* BEGIN Given data *
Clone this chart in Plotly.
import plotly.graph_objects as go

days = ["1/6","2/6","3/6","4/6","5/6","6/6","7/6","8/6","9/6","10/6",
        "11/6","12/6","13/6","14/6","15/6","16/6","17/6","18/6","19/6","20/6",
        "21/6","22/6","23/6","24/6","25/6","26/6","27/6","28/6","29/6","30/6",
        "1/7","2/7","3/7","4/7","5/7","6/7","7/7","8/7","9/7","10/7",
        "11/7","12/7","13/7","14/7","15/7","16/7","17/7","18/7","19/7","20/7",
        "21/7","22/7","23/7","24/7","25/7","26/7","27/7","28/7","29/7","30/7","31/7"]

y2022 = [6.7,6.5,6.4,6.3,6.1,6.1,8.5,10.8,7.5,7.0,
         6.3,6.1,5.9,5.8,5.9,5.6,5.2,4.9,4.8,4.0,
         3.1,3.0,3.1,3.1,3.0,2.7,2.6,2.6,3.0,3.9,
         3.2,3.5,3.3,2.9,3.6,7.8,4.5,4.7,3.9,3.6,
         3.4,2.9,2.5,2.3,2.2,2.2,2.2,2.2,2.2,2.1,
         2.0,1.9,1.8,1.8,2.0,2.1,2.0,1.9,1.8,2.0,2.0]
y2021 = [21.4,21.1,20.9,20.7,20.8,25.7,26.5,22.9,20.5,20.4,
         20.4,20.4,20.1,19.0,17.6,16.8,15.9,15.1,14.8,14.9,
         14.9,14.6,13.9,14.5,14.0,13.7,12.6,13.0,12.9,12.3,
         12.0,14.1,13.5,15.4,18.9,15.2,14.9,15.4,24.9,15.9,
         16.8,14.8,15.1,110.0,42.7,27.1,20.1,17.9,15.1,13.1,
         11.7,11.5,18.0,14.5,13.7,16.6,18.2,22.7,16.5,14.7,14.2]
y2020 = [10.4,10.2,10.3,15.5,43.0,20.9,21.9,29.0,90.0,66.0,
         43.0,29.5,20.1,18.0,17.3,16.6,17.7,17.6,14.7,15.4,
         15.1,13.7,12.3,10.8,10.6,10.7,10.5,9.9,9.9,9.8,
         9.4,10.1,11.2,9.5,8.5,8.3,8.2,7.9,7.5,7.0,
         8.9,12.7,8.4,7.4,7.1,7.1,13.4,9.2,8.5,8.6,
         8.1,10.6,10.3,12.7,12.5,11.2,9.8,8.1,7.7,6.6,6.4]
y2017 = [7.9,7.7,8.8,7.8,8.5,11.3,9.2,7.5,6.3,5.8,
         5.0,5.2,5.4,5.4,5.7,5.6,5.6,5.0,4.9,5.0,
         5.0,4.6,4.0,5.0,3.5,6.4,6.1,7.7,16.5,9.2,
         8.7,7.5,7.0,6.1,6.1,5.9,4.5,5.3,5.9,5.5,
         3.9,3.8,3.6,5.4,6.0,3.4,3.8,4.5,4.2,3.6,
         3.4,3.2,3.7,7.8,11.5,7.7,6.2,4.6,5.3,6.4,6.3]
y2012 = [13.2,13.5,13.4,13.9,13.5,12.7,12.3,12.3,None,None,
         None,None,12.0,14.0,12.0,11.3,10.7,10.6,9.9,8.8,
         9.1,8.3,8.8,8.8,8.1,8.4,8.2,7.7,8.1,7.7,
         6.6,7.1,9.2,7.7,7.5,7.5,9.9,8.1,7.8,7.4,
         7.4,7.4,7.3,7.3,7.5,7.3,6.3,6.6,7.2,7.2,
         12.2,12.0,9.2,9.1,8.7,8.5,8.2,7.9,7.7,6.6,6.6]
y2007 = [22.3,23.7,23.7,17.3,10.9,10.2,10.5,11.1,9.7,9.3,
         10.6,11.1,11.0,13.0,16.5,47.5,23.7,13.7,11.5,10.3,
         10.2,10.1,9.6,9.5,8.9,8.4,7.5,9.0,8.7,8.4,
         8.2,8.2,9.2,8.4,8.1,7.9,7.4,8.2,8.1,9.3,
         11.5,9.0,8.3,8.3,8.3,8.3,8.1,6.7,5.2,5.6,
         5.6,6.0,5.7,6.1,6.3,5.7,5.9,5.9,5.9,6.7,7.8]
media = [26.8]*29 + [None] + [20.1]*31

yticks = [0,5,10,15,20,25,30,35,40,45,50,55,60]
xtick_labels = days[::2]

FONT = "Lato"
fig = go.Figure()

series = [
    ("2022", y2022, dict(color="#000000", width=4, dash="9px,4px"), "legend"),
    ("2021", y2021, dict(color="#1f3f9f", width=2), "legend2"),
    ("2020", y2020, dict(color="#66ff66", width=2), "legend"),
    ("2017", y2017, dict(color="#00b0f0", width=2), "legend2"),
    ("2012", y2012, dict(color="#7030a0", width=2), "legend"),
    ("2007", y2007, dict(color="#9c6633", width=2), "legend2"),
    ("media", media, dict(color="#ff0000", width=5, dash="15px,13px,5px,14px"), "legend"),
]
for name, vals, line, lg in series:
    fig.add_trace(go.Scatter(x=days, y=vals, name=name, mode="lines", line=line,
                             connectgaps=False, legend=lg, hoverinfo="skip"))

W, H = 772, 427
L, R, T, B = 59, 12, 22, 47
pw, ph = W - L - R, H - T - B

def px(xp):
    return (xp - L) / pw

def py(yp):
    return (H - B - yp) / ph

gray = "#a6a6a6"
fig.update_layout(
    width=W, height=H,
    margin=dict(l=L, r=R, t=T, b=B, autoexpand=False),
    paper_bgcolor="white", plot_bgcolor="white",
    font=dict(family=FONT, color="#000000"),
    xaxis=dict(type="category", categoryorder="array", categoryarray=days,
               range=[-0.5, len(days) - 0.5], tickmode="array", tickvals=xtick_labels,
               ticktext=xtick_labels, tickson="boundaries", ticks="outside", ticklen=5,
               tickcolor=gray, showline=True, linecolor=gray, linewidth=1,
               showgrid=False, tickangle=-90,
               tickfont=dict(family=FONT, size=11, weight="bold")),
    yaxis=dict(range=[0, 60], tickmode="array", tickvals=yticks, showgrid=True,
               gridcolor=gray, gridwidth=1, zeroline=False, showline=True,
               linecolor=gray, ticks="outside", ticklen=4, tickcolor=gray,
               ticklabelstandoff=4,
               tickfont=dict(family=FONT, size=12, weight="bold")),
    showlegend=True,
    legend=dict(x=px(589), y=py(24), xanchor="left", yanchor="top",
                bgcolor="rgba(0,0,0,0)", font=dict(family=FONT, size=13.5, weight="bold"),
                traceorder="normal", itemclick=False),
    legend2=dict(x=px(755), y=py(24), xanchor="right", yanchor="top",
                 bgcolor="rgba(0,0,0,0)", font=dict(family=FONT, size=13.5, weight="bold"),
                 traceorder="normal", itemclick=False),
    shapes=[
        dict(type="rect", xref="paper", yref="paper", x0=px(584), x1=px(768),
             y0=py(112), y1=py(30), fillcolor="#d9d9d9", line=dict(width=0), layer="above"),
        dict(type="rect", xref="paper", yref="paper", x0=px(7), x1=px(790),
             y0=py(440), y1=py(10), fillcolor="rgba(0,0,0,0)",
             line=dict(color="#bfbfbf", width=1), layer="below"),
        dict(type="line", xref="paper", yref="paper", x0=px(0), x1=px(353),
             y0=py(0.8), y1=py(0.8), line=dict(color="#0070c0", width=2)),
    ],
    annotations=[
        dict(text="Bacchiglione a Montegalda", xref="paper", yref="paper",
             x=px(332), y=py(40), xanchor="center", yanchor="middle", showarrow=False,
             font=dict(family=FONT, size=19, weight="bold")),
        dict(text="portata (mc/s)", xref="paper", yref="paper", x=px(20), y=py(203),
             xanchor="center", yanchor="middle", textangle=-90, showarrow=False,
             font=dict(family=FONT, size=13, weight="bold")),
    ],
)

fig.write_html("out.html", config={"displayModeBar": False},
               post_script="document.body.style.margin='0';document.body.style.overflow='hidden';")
* END Given data *
Description of the task: Emit, unaltered, the lines from the top of the listing down through the line that holds "import plotly.graph_objects as go"; emit nothing else.

Complete answer:
Clone this chart in Plotly.
import plotly.graph_objects as go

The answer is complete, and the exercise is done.